*Data lines*

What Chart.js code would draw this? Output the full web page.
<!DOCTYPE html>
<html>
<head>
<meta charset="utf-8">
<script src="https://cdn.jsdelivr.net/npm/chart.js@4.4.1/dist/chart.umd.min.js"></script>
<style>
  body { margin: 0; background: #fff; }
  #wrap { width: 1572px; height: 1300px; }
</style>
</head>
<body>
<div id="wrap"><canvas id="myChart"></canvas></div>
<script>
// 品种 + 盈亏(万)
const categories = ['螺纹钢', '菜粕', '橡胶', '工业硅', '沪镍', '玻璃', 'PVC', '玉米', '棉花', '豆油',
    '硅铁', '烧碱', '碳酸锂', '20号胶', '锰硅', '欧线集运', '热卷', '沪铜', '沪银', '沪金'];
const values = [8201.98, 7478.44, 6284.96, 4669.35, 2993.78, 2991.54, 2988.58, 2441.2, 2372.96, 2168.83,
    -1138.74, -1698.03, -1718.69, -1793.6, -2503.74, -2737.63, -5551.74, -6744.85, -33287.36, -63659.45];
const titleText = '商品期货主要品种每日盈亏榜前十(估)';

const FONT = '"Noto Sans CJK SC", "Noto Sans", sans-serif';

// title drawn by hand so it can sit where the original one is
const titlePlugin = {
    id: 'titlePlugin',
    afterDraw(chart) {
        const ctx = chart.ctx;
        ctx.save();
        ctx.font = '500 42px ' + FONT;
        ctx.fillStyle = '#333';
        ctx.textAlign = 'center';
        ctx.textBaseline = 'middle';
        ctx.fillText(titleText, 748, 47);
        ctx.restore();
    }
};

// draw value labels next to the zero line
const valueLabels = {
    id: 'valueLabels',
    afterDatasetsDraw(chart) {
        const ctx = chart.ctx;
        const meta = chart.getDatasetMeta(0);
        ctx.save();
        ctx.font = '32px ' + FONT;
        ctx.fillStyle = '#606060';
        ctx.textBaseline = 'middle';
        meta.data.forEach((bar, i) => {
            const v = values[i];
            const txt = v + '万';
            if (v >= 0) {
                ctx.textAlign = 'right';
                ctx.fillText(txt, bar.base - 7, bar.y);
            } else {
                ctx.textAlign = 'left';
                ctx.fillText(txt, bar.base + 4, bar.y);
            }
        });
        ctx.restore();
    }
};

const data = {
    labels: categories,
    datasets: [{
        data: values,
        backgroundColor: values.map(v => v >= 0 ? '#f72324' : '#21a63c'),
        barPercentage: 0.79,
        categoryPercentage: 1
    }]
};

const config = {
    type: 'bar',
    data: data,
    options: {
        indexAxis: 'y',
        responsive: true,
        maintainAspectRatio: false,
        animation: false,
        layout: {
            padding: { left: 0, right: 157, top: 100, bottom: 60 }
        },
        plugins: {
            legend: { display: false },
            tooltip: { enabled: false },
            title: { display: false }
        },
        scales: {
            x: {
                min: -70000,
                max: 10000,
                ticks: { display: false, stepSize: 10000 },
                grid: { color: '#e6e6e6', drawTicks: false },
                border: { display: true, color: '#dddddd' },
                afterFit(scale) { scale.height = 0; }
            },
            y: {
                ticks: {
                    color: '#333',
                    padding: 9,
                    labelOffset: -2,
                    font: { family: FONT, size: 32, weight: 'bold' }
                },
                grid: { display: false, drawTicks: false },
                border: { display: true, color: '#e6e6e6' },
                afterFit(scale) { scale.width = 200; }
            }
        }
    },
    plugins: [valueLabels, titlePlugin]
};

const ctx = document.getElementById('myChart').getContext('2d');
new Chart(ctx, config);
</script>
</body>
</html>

*Instructions to follow*
Repeat the listing above without any change.

*Worked answer*
What Chart.js code would draw this? Output the full web page.
<!DOCTYPE html>
<html>
<head>
<meta charset="utf-8">
<script src="https://cdn.jsdelivr.net/npm/chart.js@4.4.1/dist/chart.umd.min.js"></script>
<style>
  body { margin: 0; background: #fff; }
  #wrap { width: 1572px; height: 1300px; }
</style>
</head>
<body>
<div id="wrap"><canvas id="myChart"></canvas></div>
<script>
// 品种 + 盈亏(万)
const categories = ['螺纹钢', '菜粕', '橡胶', '工业硅', '沪镍', '玻璃', 'PVC', '玉米', '棉花', '豆油',
    '硅铁', '烧碱', '碳酸锂', '20号胶', '锰硅', '欧线集运', '热卷', '沪铜', '沪银', '沪金'];
const values = [8201.98, 7478.44, 6284.96, 4669.35, 2993.78, 2991.54, 2988.58, 2441.2, 2372.96, 2168.83,
    -1138.74, -1698.03, -1718.69, -1793.6, -2503.74, -2737.63, -5551.74, -6744.85, -33287.36, -63659.45];
const titleText = '商品期货主要品种每日盈亏榜前十(估)';

const FONT = '"Noto Sans CJK SC", "Noto Sans", sans-serif';

// title drawn by hand so it can sit where the original one is
const titlePlugin = {
    id: 'titlePlugin',
    afterDraw(chart) {
        const ctx = chart.ctx;
        ctx.save();
        ctx.font = '500 42px ' + FONT;
        ctx.fillStyle = '#333';
        ctx.textAlign = 'center';
        ctx.textBaseline = 'middle';
        ctx.fillText(titleText, 748, 47);
        ctx.restore();
    }
};

// draw value labels next to the zero line
const valueLabels = {
    id: 'valueLabels',
    afterDatasetsDraw(chart) {
        const ctx = chart.ctx;
        const meta = chart.getDatasetMeta(0);
        ctx.save();
        ctx.font = '32px ' + FONT;
        ctx.fillStyle = '#606060';
        ctx.textBaseline = 'middle';
        meta.data.forEach((bar, i) => {
            const v = values[i];
            const txt = v + '万';
            if (v >= 0) {
                ctx.textAlign = 'right';
                ctx.fillText(txt, bar.base - 7, bar.y);
            } else {
                ctx.textAlign = 'left';
                ctx.fillText(txt, bar.base + 4, bar.y);
            }
        });
        ctx.restore();
    }
};

const data = {
    labels: categories,
    datasets: [{
        data: values,
        backgroundColor: values.map(v => v >= 0 ? '#f72324' : '#21a63c'),
        barPercentage: 0.79,
        categoryPercentage: 1
    }]
};

const config = {
    type: 'bar',
    data: data,
    options: {
        indexAxis: 'y',
        responsive: true,
        maintainAspectRatio: false,
        animation: false,
        layout: {
            padding: { left: 0, right: 157, top: 100, bottom: 60 }
        },
        plugins: {
            legend: { display: false },
            tooltip: { enabled: false },
            title: { display: false }
        },
        scales: {
            x: {
                min: -70000,
                max: 10000,
                ticks: { display: false, stepSize: 10000 },
                grid: { color: '#e6e6e6', drawTicks: false },
                border: { display: true, color: '#dddddd' },
                afterFit(scale) { scale.height = 0; }
            },
            y: {
                ticks: {
                    color: '#333',
                    padding: 9,
                    labelOffset: -2,
                    font: { family: FONT, size: 32, weight: 'bold' }
                },
                grid: { display: false, drawTicks: false },
                border: { display: true, color: '#e6e6e6' },
                afterFit(scale) { scale.width = 200; }
            }
        }
    },
    plugins: [valueLabels, titlePlugin]
};

const ctx = document.getElementById('myChart').getContext('2d');
new Chart(ctx, config);
</script>
</body>
</html>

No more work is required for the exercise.